La famosa frase “Preferiría no hacerlo” se vuelve entonces un acto de lenguaje radical. Como señala Gilles Deleuze, no es un “no” tajante, sino un desvío gramatical. El uso del condicional y del verbo preferir introduce una distancia entre el deseo y la acción. No hay negativa explícita, sino un desplazamiento de la voluntad. Es un gesto mínimo, pero que trastorna las categorías del poder, del deber, de la ley. Deleuze interpreta a Bartleby como una figura que “escribe el porvenir”.
Kafka no escribió sobre Bartleby, pero su espíritu está en él. Los personajes de Kafka, atrapados en laberintos burocráticos y lógicas ininteligibles, comparten esa misma pasividad inquietante, esa entrega a una existencia sin dirección, sin finalidad, sin victoria. Bartleby, en este sentido, no resiste para cambiar el mundo, sino que lo detiene por un instante. No para destruirlo, sino para mostrar su absurdo.

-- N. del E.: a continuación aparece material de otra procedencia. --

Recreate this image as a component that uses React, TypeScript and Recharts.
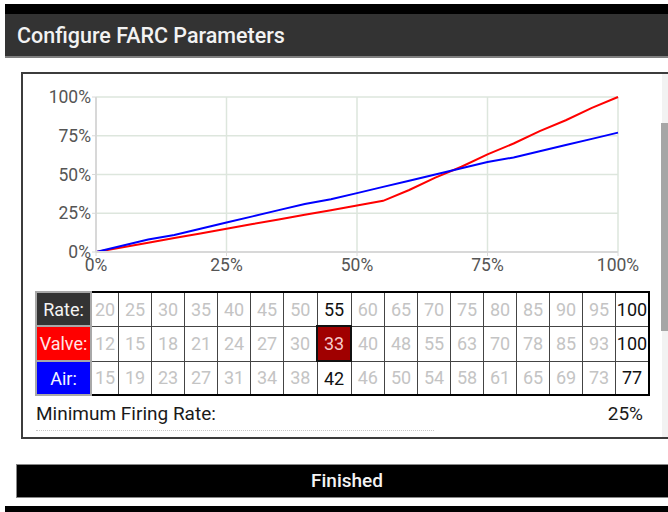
import { LineChart, Line, XAxis, YAxis, CartesianGrid } from 'recharts';

// firing rate points (%), the first three are not shown in the table
const rates = [0, 10, 15, 20, 25, 30, 35, 40, 45, 50, 55, 60, 65, 70, 75, 80, 85, 90, 95, 100];
const valve = [0, 6, 9, 12, 15, 18, 21, 24, 27, 30, 33, 40, 48, 55, 63, 70, 78, 85, 93, 100];
const air = [0, 8, 11, 15, 19, 23, 27, 31, 34, 38, 42, 46, 50, 54, 58, 61, 65, 69, 73, 77];
const axisTicks = [0, 25, 50, 75, 100];
const firstTableIndex = 3;
const selectedRate = 55;
const minFiringRate = 25;

const font = 'Roboto, "Noto Sans", sans-serif';

export default function App() {
  const data = rates.map((r, i) => ({ rate: r, valve: valve[i], air: air[i] }));
  const tableIdx = rates.map((_, i) => i).filter((i) => i >= firstTableIndex);
  const pct = (v: number) => `${v}%`;

  const cell = (i: number, value: number, row: string) => {
    const isSel = rates[i] === selectedRate;
    const isLast = i === rates.length - 1;
    const highlight = isSel && row === 'valve';
    return (
      <td
        key={i}
        style={{
          width: i === firstTableIndex ? 26 : 32,
          padding: 0,
          textAlign: 'center',
          border: highlight ? '2px solid #111' : '1px solid #444',
          background: highlight ? '#a00000' : '#fff',
          color: highlight ? '#f6caca' : isSel || isLast ? '#111' : '#c4c4c4',
          fontSize: 18,
          whiteSpace: 'nowrap',
          overflow: 'visible',
        }}
      >
        {value}
      </td>
    );
  };

  const label = (text: string, bg: string, color: string) => (
    <td
      style={{
        width: 53,
        padding: 0,
        textAlign: 'center',
        background: bg,
        color,
        border: '2px solid #a8a8a8',
        fontSize: 18,
      }}
    >
      {text}
    </td>
  );

  return (
    <div style={{ position: 'absolute', left: 0, top: 0, width: 668, height: 512, background: '#fff', fontFamily: font, overflow: 'hidden' }}>
      {/* title bar */}
      <div style={{ position: 'absolute', left: 5, top: 4, width: 663, height: 10, background: '#000' }} />
      <div style={{ position: 'absolute', left: 5, top: 14, width: 663, height: 42, background: '#333', borderBottom: '2px solid #808080' }}>
        <div style={{ position: 'absolute', left: 12, top: 9, color: '#f2f2f2', fontSize: 21.5, fontWeight: 500 }}>
          Configure FARC Parameters
        </div>
      </div>

      {/* panel */}
      <div style={{ position: 'absolute', left: 21, top: 72, width: 660, height: 363, border: '2px solid #3c3c3c', background: '#fff' }} />
      <div style={{ position: 'absolute', left: 662, top: 74, width: 6, height: 363, background: '#f2f2f2' }} />
      <div style={{ position: 'absolute', left: 661, top: 123, width: 7, height: 208, background: '#a6a6a6' }} />

      <div style={{ position: 'absolute', left: 22, top: 75 }}>
        <LineChart width={628} height={210} data={data} margin={{ top: 22, right: 32, left: 0, bottom: 3 }}>
          <CartesianGrid stroke="#dde6dd" strokeWidth={1.5} />
          <XAxis
            dataKey="rate"
            type="number"
            domain={[0, 100]}
            ticks={axisTicks}
            tickFormatter={pct}
            height={30}
            tickSize={4}
            tickMargin={3}
            axisLine={{ stroke: '#d8d8d8', strokeWidth: 2 }}
            tickLine={{ stroke: '#d8d8d8' }}
            tick={{ fill: '#555', fontSize: 17.5, fontFamily: font }}
          />
          <YAxis
            type="number"
            domain={[0, 100]}
            ticks={axisTicks}
            tickFormatter={pct}
            width={74}
            tickSize={4}
            tickMargin={1}
            axisLine={{ stroke: '#d8d8d8', strokeWidth: 2 }}
            tickLine={{ stroke: '#d8d8d8' }}
            tick={{ fill: '#555', fontSize: 17.5, fontFamily: font }}
          />
          <Line type="linear" dataKey="valve" stroke="#ff0000" strokeWidth={2} dot={false} isAnimationActive={false} />
          <Line type="linear" dataKey="air" stroke="#0000ff" strokeWidth={2} dot={false} isAnimationActive={false} />
        </LineChart>
      </div>

      {/* value table */}
      <table
        style={{
          position: 'absolute',
          left: 35,
          top: 291,
          borderCollapse: 'collapse',
          border: '2px solid #000',
          tableLayout: 'fixed',
          fontFamily: font,
        }}
      >
        <tbody>
          <tr style={{ height: 34 }}>
            {label('Rate:', '#333', '#f4f4f4')}
            {tableIdx.map((i) => cell(i, rates[i], 'rate'))}
          </tr>
          <tr style={{ height: 35 }}>
            {label('Valve:', '#ff0000', '#ffe6e6')}
            {tableIdx.map((i) => cell(i, valve[i], 'valve'))}
          </tr>
          <tr style={{ height: 34 }}>
            {label('Air:', '#0000ff', '#f4f4ff')}
            {tableIdx.map((i) => cell(i, air[i], 'air'))}
          </tr>
        </tbody>
      </table>

      <div style={{ position: 'absolute', left: 36, top: 402, fontSize: 19, color: '#1a1a1a' }}>Minimum Firing Rate:</div>
      <div style={{ position: 'absolute', right: 25, top: 402, fontSize: 19, color: '#1a1a1a' }}>{pct(minFiringRate)}</div>
      <div style={{ position: 'absolute', left: 36, top: 430, width: 398, borderTop: '1px dotted #c8c8c8' }} />

      {/* footer button */}
      <div
        style={{
          position: 'absolute',
          left: 16,
          top: 464,
          width: 660,
          height: 32,
          background: '#000',
          border: '1px solid #888',
          color: '#f4f4f4',
        }}
      >
        <div style={{ position: 'absolute', left: 294, top: 4, fontSize: 19, fontWeight: 500 }}>Finished</div>
      </div>
      <div style={{ position: 'absolute', left: 5, top: 506, width: 663, height: 6, background: '#000' }} />
    </div>
  );
}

Entonces, ¿quién es Bartleby? Es la grieta silenciosa en el muro del sentido. No es un revolucionario, no es un mártir, no es un visionario. Es una anomalía pura. Un reflejo que el sistema no puede asimilar ni rechazar. En su negativa leve, casi susurrada, revela el agotamiento de todas las formas. Su fuerza está en su debilidad. Su potencia, en su pasividad.
Bartleby es una figura de lo impensado. Una forma de decir no sin decirlo. Una forma de habitar el mundo sin inscribirse en él. Una forma de ser que no es, y sin embargo permanece.